The semantic field of presence is characterized by two basic elements: temporality and spatiality . If we look at the etymology of presence, we see in fact that the term comes from the Latin ‘praeesse’, meaning ‘being in front of’. At the same time the Webster dictionary’s definition for ‘present’, includes ‘existing now’, which corresponds to our common perception of this word as a temporal indicator. So, we can say that presence includes both time and space. We perceive people as present when they are in the same time and space as we are. In formal terms, we can say that presence corresponds to the two conditions: Being here AND being now. What happens if those two conditions are not satisfied? This is the situation of absence NOT being here AND NOT being now.

When both spatial presence and temporal presence are missing we have ‘absence’. In other words, we perceive someone as absent when he/she does not share our temporal and spatial dimension. When only one of the two conditions is not satisfied we have: Being here AND NOT being now o NOT being here AND being now.

The first case corresponds to a spatial presence but a temporal absence. We perceive the presence of someone as being in the physical place where we are but not in the same temporal span. We called this situation ‘traces’. For example the footprints left by someone else communicate to us his/her physical presence in the past.

The other possibility is having a presence in time but not a presence in space. We perceive the other as physically distant but present in a temporal sense. This is the case of real-time interactions over distance, such as talking on the phone or participating ni a videoconference, where we communicate in a simultaneous way with someone that is physically distant (tele-communication).

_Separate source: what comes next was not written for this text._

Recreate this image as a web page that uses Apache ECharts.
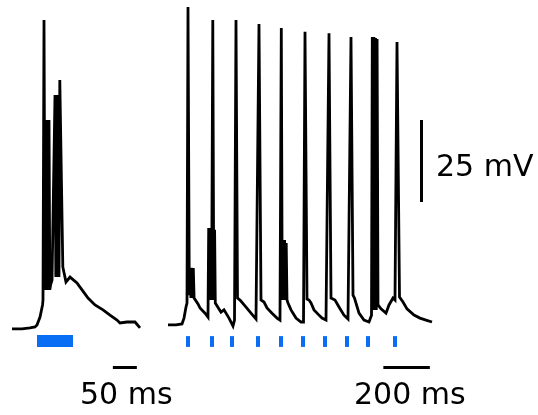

We believe that the field between traces and tele-communication offers significant opportunities for interaction designers to experiment with and shape people’s feelings of closeness and distance. By playing with the cultural and sensorial elements that currently create ‘the sense of presence’ in situations of physical or temporal absence it is possible to envision new technological solutions that can enrich connections between people separated by distance.